I am reading "Measure, Integration & Real Analysis" by Sheldon Axler.
The following exercise is Exercise 29 on p.40 in Exercises 2B in this book.
Exercise 29
Give an example of a measurable space $(X,\mathcal{S})$ and a family $\{f_t\}_{t\in\mathbb{R}}$ such that each $f_ t$ is an $\mathcal{S}$-measurable function from $X$ to $[0,1]$, but the function $f:X\to [0,1]$ defined by $$f(x)=\sup\{f_t(x):t\in\mathbb{R}\}$$ is not $\mathcal{S}$-measurable.
[Compare this exercise to 2.53, where the index set is $\mathbb{Z}^+$ rather than $\mathbb{R}$.]
I was not able to solve Exercise 29.
I found aduh's answer.
It is not necessary to be $N=\mathbb{R}$ in aduh's answer.
I think the following solution is a special case of aduh's answer.
Is the following solution ok?
And I want to know another solution for Exercise 29.
Let $X:=\mathbb{C}.$
Let $\mathcal{S}:=\{E\subset X:E\text{ is countable or }X\setminus E\text{ is countable}\}.$
Then, $(X,\mathcal{S})$ is a measurable space. (See Example 2.28 on p.28 and Exercise 2 in Exercises 2B on p.38 in the book.)
Let $\{f_t\}_{t\in\mathbb{R}}$ be a family such that each $f_t$ is a function from $X$ to $[0,1]$ such that $f_t(x):=\chi_{\{t\}}(x)$ for every $x\in X.$
Let $t\in\mathbb{R}.$
Let $B\subset\mathbb{R}$ be a Borel set.
If $0\in B$ and $1\in B$, then $f_t^{-1}(B)=X\in\mathcal{S}.$
If $0\in B$ and $1\notin B$, then $f_t^{-1}(B)=X\setminus\{t\}\in\mathcal{S}.$
If $0\notin B$ and $1\in B$, then $f_t^{-1}(B)=\{t\}\in\mathcal{S}.$
If $0\notin B$ and $1\notin B$, then $f_t^{-1}(B)=\emptyset\in\mathcal{S}.$
So, $f_t$ is an $\mathcal{S}$-measurable function.

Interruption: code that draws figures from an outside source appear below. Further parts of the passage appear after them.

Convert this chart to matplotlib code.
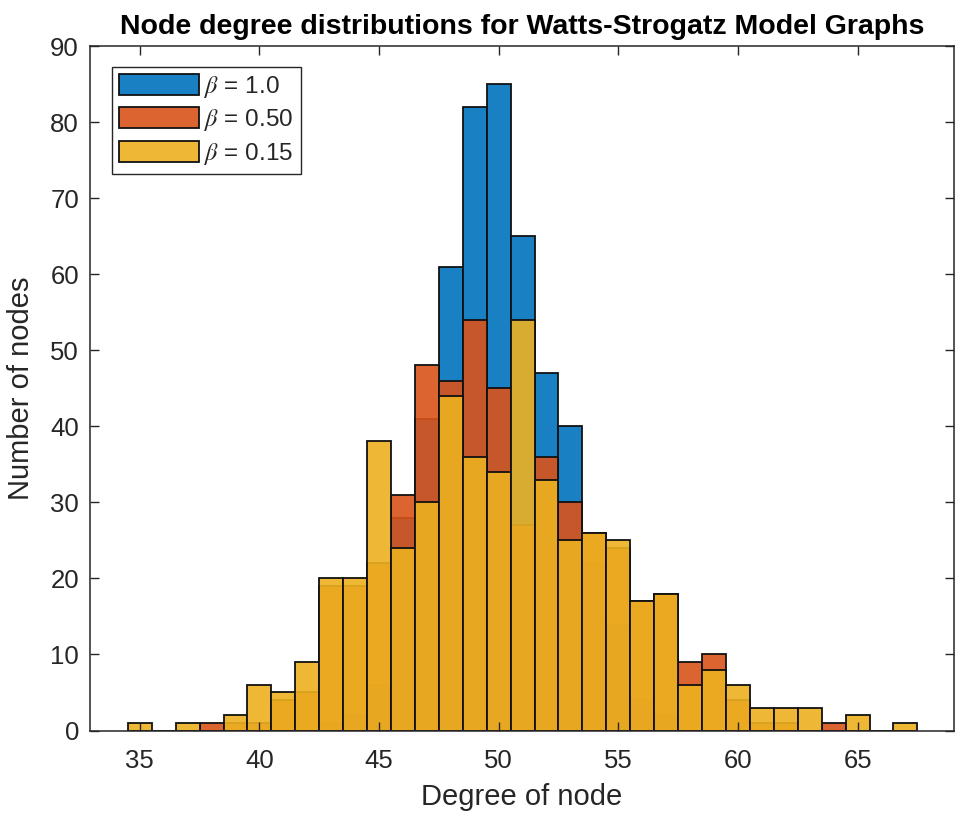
import matplotlib
matplotlib.use("Agg")
import matplotlib.pyplot as plt
from matplotlib.colors import to_rgba
import numpy as np

# Degree bins (integer bin method, width 1)
degrees = list(range(35, 68))

# counts per degree, series drawn in this order
beta_10 = {43: 1, 44: 2, 45: 6, 46: 28, 47: 41, 48: 61, 49: 82, 50: 85, 51: 65,
           52: 47, 53: 40, 54: 22, 55: 14, 56: 4, 57: 2}
beta_05 = {38: 1, 39: 1, 40: 1, 41: 4, 42: 5, 43: 19, 44: 19, 45: 22, 46: 31,
           47: 48, 48: 46, 49: 54, 50: 45, 51: 27, 52: 36, 53: 30, 54: 26,
           55: 24, 56: 17, 57: 18, 58: 9, 59: 10, 60: 4, 61: 1, 62: 1, 64: 1}
beta_015 = {35: 1, 37: 1, 39: 2, 40: 6, 41: 5, 42: 9, 43: 20, 44: 20, 45: 38,
            46: 24, 47: 30, 48: 44, 49: 36, 50: 34, 51: 54, 52: 33, 53: 25,
            54: 26, 55: 25, 56: 17, 57: 18, 58: 6, 59: 8, 60: 6, 61: 3, 62: 3,
            63: 3, 65: 2, 67: 1}

labels = [r"$\beta$ = 1.0", r"$\beta$ = 0.50", r"$\beta$ = 0.15"]
colors = ["#0072BD", "#D95319", "#EDB120"]
series = [beta_10, beta_05, beta_015]

plt.rcParams["font.family"] = ["Liberation Sans", "DejaVu Sans"]
plt.rcParams["mathtext.fontset"] = "stix"

W, H = 956, 816
fig = plt.figure(figsize=(W / 100, H / 100), dpi=100)
ax = fig.add_axes([90 / W, (H - 730.5) / H, (954 - 90) / W, (730.5 - 46) / H])

axcol = "#262626"
handles = []
for s, c, lab in zip(series, colors, labels):
    vals = [s.get(d, 0) for d in degrees]
    bars = ax.bar(degrees, vals, width=1.0, align="center",
                  facecolor=to_rgba(c, 0.9), edgecolor="#111111",
                  linewidth=1.3, label=lab)
    handles.append(bars)

ax.set_xlim(32.92, 69.03)
ax.set_ylim(0, 90)
ax.set_xticks([35, 40, 45, 50, 55, 60, 65])
ax.set_yticks(range(0, 91, 10))
ax.tick_params(direction="in", length=6.5, width=1.0, colors=axcol,
               labelsize=18.5, top=True, right=True)
ax.tick_params(axis="x", pad=13)
ax.tick_params(axis="y", pad=8)
for sp in ax.spines.values():
    sp.set_color(axcol)
    sp.set_linewidth(1.1)

ax.set_title("Node degree distributions for Watts-Strogatz Model Graphs",
             fontsize=20.5, fontweight="bold", color="black", pad=9)
ax.set_xlabel("Degree of node", fontsize=21, color=axcol)
ax.set_ylabel("Number of nodes", fontsize=21, color=axcol)
ax.xaxis.set_label_coords(0.5, -0.076)
ax.yaxis.set_label_coords(-0.064, 0.5)

leg = ax.legend(loc="upper left", bbox_to_anchor=(21.7 / 864, 1 - 20.7 / 684.5),
                fontsize=17.5, handlelength=3.3, handleheight=0.95,
                labelspacing=0.3, handletextpad=0.2, borderpad=0.3,
                borderaxespad=0, fancybox=False, framealpha=1)
leg.get_frame().set_edgecolor(axcol)
leg.get_frame().set_linewidth(1.0)
for t in leg.get_texts():
    t.set_color(axcol)

fig.savefig("out.png", dpi=100)
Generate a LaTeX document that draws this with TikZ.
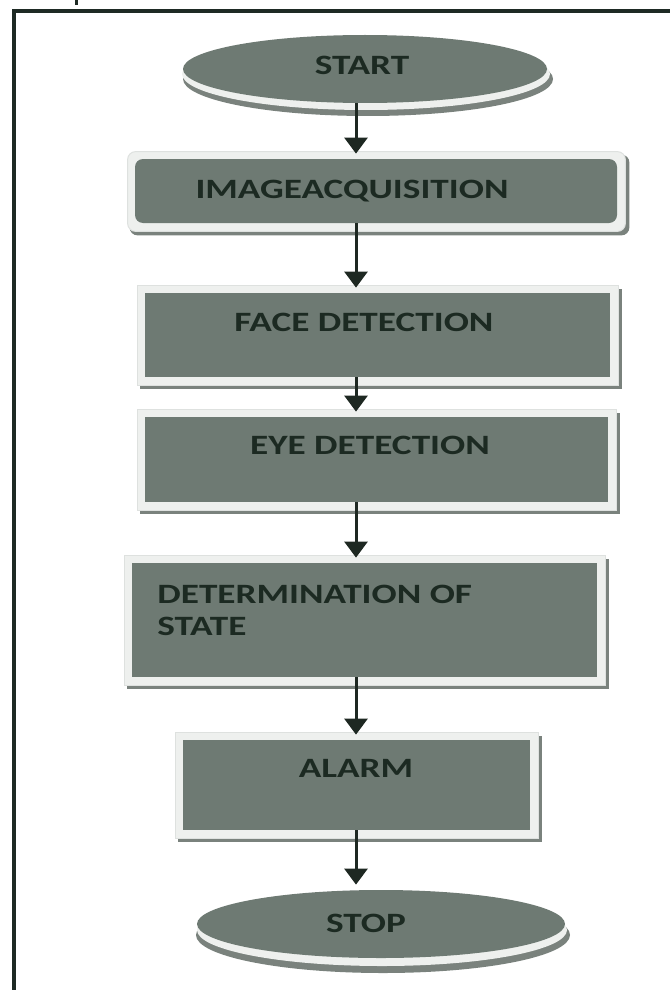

$\{f_t(x):t\in\mathbb{R}\}=\{0,1\}$ if $x\in\mathbb{R}.$
$\{f_t(x):t\in\mathbb{R}\}=\{0\}$ if $x\in X\setminus\mathbb{R}.$
So, $\sup\{f_t(x):t\in\mathbb{R}\}=1$ if $x\in\mathbb{R}.$
So, $\sup\{f_t(x):t\in\mathbb{R}\}=0$ if $x\in X\setminus\mathbb{R}.$
Therefore, $f(x):=\sup\{f_t(x):t\in\mathbb{R}\}=\chi_{\mathbb{R}}(x).$
$\{1\}$ is a Borel set and $f^{-1}(\{1\})=\chi_{\mathbb{R}}^{-1}(\{1\})=\mathbb{R}\notin\mathcal{S}.$
So, $f$ is not $\mathcal{S}$-measurable.